Relations between the Nez Percé (so called by French-Canadian trappers because of their shell-pierced noses) and whites remained agreeable for over fifty years – until the discovery of gold, and white pressure for property ownership led the government to persuade some renegade Nez Percé to sign a treaty in 1863 that took away three-quarters of tribal land. As settlers started to move into the hunting grounds of the Wallowa Valley in the early 1870s, the majority of the Nez Percé, under Chief Joseph, refused to recognize the agreement. In 1877, after much vacillation, the government decided to enact its terms and gave the tribe thirty days to leave.
Ensuing skirmishes resulted in the deaths of a handful of settlers, and a large army force began to gather to round up the tribe. Chief Joseph then embarked upon the famous Retreat of the Nez Percé. Around 250 warriors (protecting twice as many women, children and old people) outmanoeuvred army columns many times their size, launching frequent guerrilla attacks in a series of narrow escapes.

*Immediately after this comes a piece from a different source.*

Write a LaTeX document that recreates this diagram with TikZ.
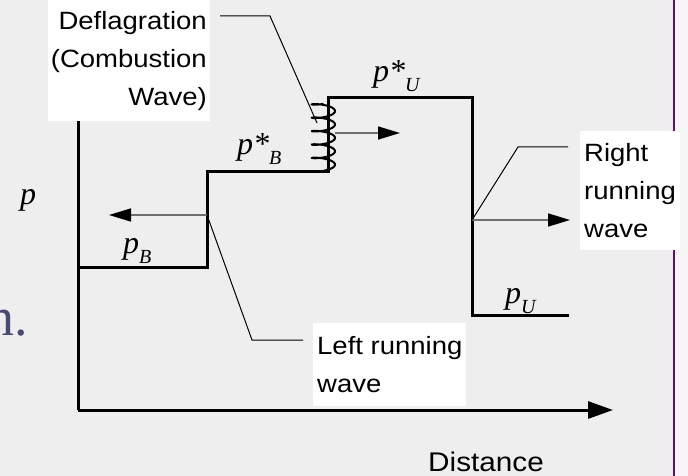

After four months and 1700 miles, the Nez Percé were cornered just thirty miles from the safety of the Canadian border. Chief Joseph then (reportedly) made his legendary speech of surrender, “From where the sun now stands I will fight no more forever”. Today some 1500 live in a reservation between Lewiston and Grangeville – a minute fraction of their original territory.
Nez Percé National Historic Park, with 38 separate sites, is spread over a huge range of north-central Idaho, eastern Oregon and western Montana. At the visitor centre in Spalding, ten miles east of Lewiston (daily 8am–4.30pm, summer closes 5pm; free; t 208/843-7001, w www.nps.gov/nepe), the Museum of Nez Percé Culture focuses on tribal arts and crafts, while the White Bird Battlefield, seventy miles further south on US-95, was where the tribe inflicted 34 deaths on the US Army, in the first major battle of the Retreat.